The task: Among the records below, find each line that includes the string "seaborn" and copy it.

Dataset extract:
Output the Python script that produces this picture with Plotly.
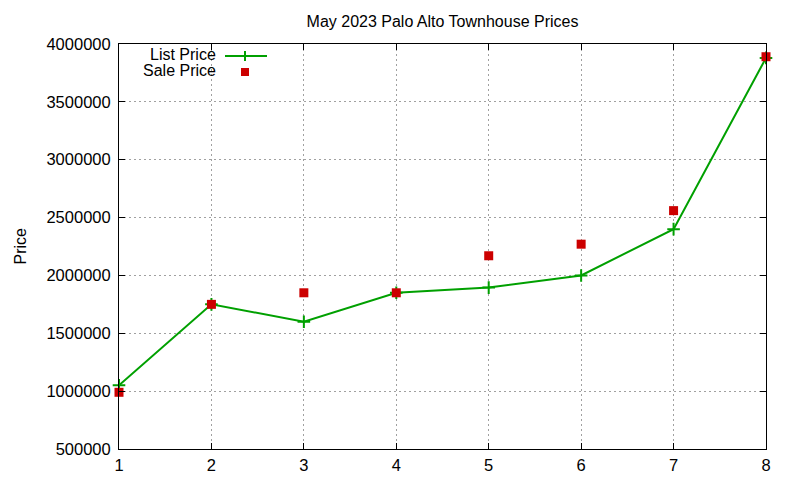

* * *

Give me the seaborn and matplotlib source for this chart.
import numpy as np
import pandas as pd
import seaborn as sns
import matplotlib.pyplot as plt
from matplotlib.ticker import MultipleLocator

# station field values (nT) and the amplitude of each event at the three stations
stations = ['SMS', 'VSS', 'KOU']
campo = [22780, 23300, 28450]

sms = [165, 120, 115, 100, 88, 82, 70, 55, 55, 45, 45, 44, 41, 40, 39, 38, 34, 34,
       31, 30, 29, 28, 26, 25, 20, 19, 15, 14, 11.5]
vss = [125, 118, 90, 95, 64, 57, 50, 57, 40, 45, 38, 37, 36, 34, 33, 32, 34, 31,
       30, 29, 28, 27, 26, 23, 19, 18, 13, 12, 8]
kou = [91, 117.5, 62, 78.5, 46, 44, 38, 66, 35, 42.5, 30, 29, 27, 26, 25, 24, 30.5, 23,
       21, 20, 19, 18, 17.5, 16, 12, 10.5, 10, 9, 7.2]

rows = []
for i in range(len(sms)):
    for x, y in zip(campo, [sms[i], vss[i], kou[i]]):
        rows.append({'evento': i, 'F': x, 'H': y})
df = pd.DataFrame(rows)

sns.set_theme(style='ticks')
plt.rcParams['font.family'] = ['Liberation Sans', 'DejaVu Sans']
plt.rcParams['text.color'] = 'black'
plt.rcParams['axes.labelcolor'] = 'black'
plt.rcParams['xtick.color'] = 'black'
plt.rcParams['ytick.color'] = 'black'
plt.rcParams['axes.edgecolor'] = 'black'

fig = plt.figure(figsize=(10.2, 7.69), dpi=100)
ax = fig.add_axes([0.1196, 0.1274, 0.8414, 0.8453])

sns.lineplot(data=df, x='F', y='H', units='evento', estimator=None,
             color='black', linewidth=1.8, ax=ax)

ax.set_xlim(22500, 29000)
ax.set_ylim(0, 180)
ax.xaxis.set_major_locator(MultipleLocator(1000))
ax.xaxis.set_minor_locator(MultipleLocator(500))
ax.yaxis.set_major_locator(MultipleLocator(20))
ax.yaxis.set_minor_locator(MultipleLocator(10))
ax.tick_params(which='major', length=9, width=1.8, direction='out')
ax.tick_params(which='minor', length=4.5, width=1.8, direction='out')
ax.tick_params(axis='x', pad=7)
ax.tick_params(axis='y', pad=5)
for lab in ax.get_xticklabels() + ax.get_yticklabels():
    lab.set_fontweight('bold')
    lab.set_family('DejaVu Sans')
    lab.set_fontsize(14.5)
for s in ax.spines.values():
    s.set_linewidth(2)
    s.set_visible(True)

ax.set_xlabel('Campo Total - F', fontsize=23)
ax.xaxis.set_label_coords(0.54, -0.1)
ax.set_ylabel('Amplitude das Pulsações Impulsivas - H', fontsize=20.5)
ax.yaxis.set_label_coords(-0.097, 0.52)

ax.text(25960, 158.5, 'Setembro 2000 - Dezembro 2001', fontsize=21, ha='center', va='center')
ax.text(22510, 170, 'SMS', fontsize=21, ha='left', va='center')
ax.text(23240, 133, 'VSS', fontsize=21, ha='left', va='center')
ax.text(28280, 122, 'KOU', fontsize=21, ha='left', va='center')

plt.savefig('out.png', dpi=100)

Task output:
Give me the seaborn and matplotlib source for this chart.
import seaborn as sns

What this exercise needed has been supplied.